US Pharm. 2019;44(2):HS-6-HS-8.
Researchers at the University of Arizona have discovered that metformin, a drug commonly used to treat type 2 diabetes, might also be used to treat heart failure with preserved ejection fraction (HFpEF), a condition that is predicted to affect over 8% of people aged 65 years or older by the 2020.
The study, which was published December 19 in the Journal of General Physiology, shows that metformin relaxes a key heart muscle protein called titin, allowing the heart to properly fill with blood before pumping it around the body.
Nearly half of all heart failure patients are considered to have HFpEF, in which the heart can properly contract but, because the wall of the left ventricle is stiffer than normal, it fails to fully relax between beats, reducing its capacity to fill with blood. This reduces blood supply to the rest of the body, leading to shortness of breath with exertion and difficulty exercising.
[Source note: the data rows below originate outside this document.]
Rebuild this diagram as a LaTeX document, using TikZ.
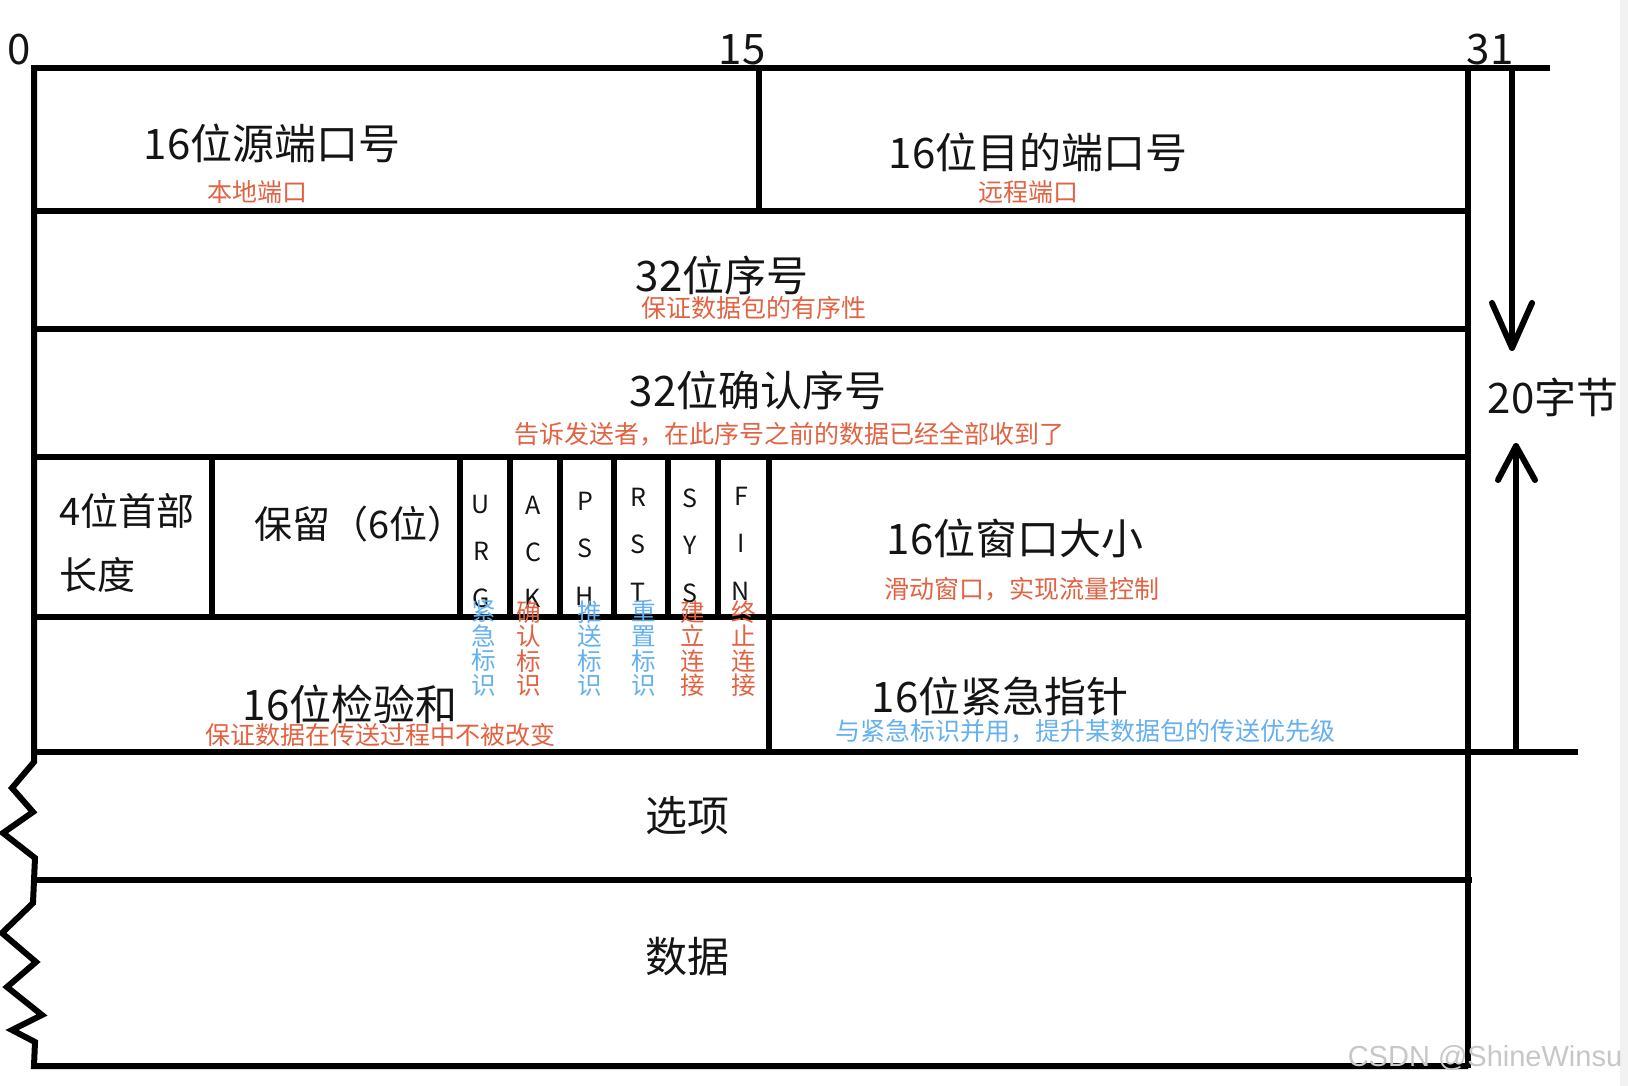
\documentclass[tikz,border=0pt]{standalone}
\usepackage{fontspec}
\setmainfont{Noto Sans CJK SC}
\newfontfamily\wmfont{Liberation Sans}
\definecolor{notered}{RGB}{226,98,66}
\definecolor{noteblue}{RGB}{100,176,240}
\definecolor{ink}{RGB}{20,20,20}
\begin{document}
\begin{tikzpicture}[x=0.5pt,y=-0.5pt,
  frame/.style={line width=3pt, draw=black},
  arrowline/.style={line width=3pt, draw=black, line cap=round, line join=round},
  big/.style={font=\fontsize{21}{21}\selectfont, text=ink, inner sep=0pt},
  mid/.style={font=\fontsize{19}{19}\selectfont, text=ink, inner sep=0pt},
  rednote/.style={font=\fontsize{12.5}{12.5}\selectfont, text=notered, inner sep=0pt},
  bluenote/.style={font=\fontsize{12.5}{12.5}\selectfont, text=noteblue, inner sep=0pt},
  flagch/.style={font=\fontsize{12.5}{12.5}\selectfont, text=ink, inner sep=0pt},
  vred/.style={font=\fontsize{12.3}{12.3}\selectfont, text=notered, inner sep=0pt, align=center},
  vblue/.style={font=\fontsize{12.3}{12.3}\selectfont, text=noteblue, inner sep=0pt, align=center},
]
\useasboundingbox (0,0) rectangle (1628,1086);
\fill[white] (0,0) rectangle (1628,1086);
\fill[black!5] (1620,0) rectangle (1628,1086);

% frame lines
\draw[frame] (31,68.5) -- (1550,68.5);
\draw[frame, line join=miter] (34,68.5) -- (34,762) -- (12,788) -- (33,812) -- (3,833) -- (35,858)
  -- (33,903) -- (2,933) -- (36,962) -- (7,987) -- (42,1015) -- (12,1030) -- (35,1042)
  -- (34,1066) -- (1468,1066);
\draw[frame] (1468,68.5) -- (1468,1068);
\draw[frame] (759,68.5) -- (759,211);
\draw[frame] (31,211) -- (1466,211);
\draw[frame] (34,329) -- (1466,329);
\draw[frame] (34,457) -- (1466,457);
\draw[frame] (34,617) -- (1466,617);
\draw[frame] (34,752) -- (1578,752);
\draw[frame] (34,880) -- (1472,880);
\foreach \xx in {212,460,510,560,614,668,718} \draw[frame] (\xx,457) -- (\xx,617);
\draw[frame] (769,457) -- (769,752);

% bit labels
\node[big] (b0) at (19,50) {0};
\node[big] (b15) at (742,50) {15};
\node[big] (b31) at (1490,50) {31};

% 20 bytes arrows
\node[big] (bytes) at (1553,397) {20字节};
\coordinate (dtop) at (1512,68.5);
\coordinate (dtip) at (1512,348);
\coordinate (ubot) at (1516,752);
\coordinate (utip) at (1516,446);
\draw[arrowline] (dtop) -- (dtip);
\draw[arrowline] (1492,303) -- (dtip) -- (1532,303);
\draw[arrowline] (ubot) -- (utip);
\draw[arrowline] (1498,480) -- (utip) -- (1535,480);

% row 1
\node[big] (src) at (272,143) {16位源端口号};
\node[rednote] (srcn) at (257,192) {本地端口};
\node[big] (dst) at (1038,152) {16位目的端口号};
\node[rednote] (dstn) at (1028,192) {远程端口};

% row 2
\node[big] (seq) at (722,275) {32位序号};
\node[rednote] (seqn) at (754,308) {保证数据包的有序性};

% row 3
\node[big] (ack) at (758,390) {32位确认序号};
\node[rednote] (ackn) at (789,434) {告诉发送者，在此序号之前的数据已经全部收到了};

% row 4
\node[mid, anchor=west] (hl1) at (59,511) {4位首部};
\node[mid, anchor=west] (hl2) at (59,575) {长度};
\node[mid] (rsv) at (360,524) {保留（6位）};
\node[big] (win) at (1015,538) {16位窗口大小};
\node[rednote] (winn) at (1022,589) {滑动窗口，实现流量控制};

% flags letters
\node[flagch] (u1) at (481,504) {U};
\node[flagch] (u2) at (481,551) {R};
\node[flagch] (u3) at (481,598) {G};
\node[flagch] (a1) at (533,505) {A};
\node[flagch] (a2) at (533,552) {C};
\node[flagch] (a3) at (533,598) {K};
\node[flagch] (p1) at (585,501) {P};
\node[flagch] (p2) at (585,548) {S};
\node[flagch] (p3) at (585,596) {H};
\node[flagch] (r1) at (638,497) {R};
\node[flagch] (r2) at (638,544) {S};
\node[flagch] (r3) at (638,592) {T};
\node[flagch] (s1) at (690,498) {S};
\node[flagch] (s2) at (690,545) {Y};
\node[flagch] (s3) at (690,593) {S};
\node[flagch] (f1) at (741,496) {F};
\node[flagch] (f2) at (741,543) {I};
\node[flagch] (f3) at (741,591) {N};

% flag captions (vertical)
\node[vblue, anchor=north] (cu) at (484,600) {紧\\急\\标\\识};
\node[vred, anchor=north] (ca) at (529,600) {确\\认\\标\\识};
\node[vblue, anchor=north] (cp) at (590,600) {推\\送\\标\\识};
\node[vblue, anchor=north] (cr) at (644,600) {重\\置\\标\\识};
\node[vred, anchor=north] (cs) at (693,600) {建\\立\\连\\接};
\node[vred, anchor=north] (cf) at (744,600) {终\\止\\连\\接};

% row 5
\node[big] (chk) at (350,704) {16位检验和};
\node[rednote] (chkn) at (380,735) {保证数据在传送过程中不被改变};
\node[big] (urg) at (1000,696) {16位紧急指针};
\node[bluenote] (urgn) at (1085,731) {与紧急标识并用，提升某数据包的传送优先级};

% options / data
\node[big] (opt) at (687,816) {选项};
\node[big] (dat) at (687,957) {数据};

% watermark
\node[inner sep=0pt, text=black!22, font=\wmfont\fontsize{14.5}{14.5}\selectfont] (wm) at (1485,1058) {CSDN @ShineWinsu};
\end{tikzpicture}
\end{document}
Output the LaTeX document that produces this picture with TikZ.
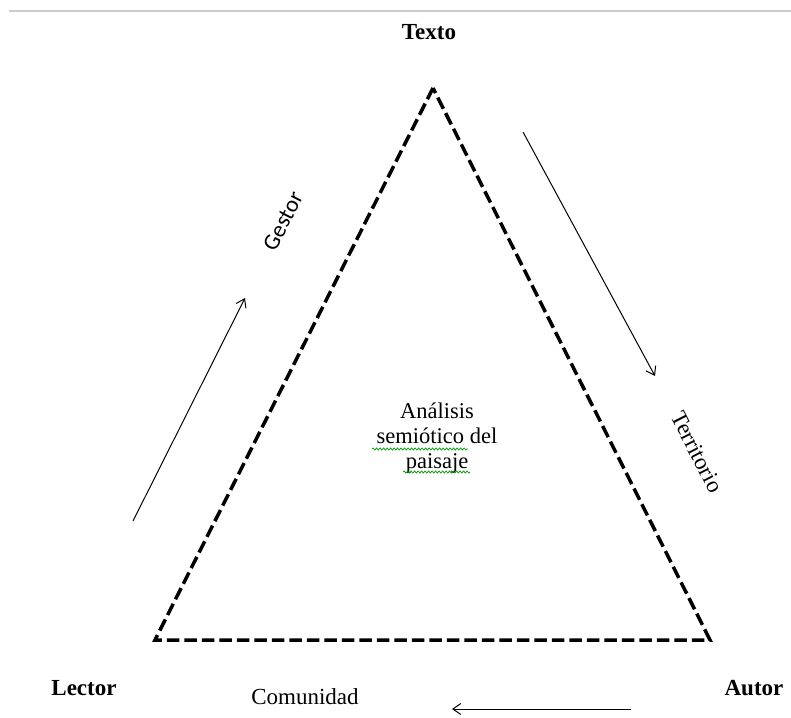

Henk L. Granzier, Nancy Sweitzer, and colleagues at the Sarver Heart Center at the University of Arizona investigated whether metformin could be an effective treatment for HFpEF because the drug has been shown to increase left ventricular dilation and lower the rate of heart failure in patients with diabetes. The researchers gave metformin to mice with HFpEF-like symptoms and found that the drug reduced left ventricular stiffness, thereby improving the animals’ capacity for exercise.
“We therefore conclude that metformin is a potential therapy for patients with HFpEF,” Granzier says. “Because the drug is already approved and well tolerated in humans, using it to target titin stiffness presents a unique opportunity for immediate translation to the clinic.”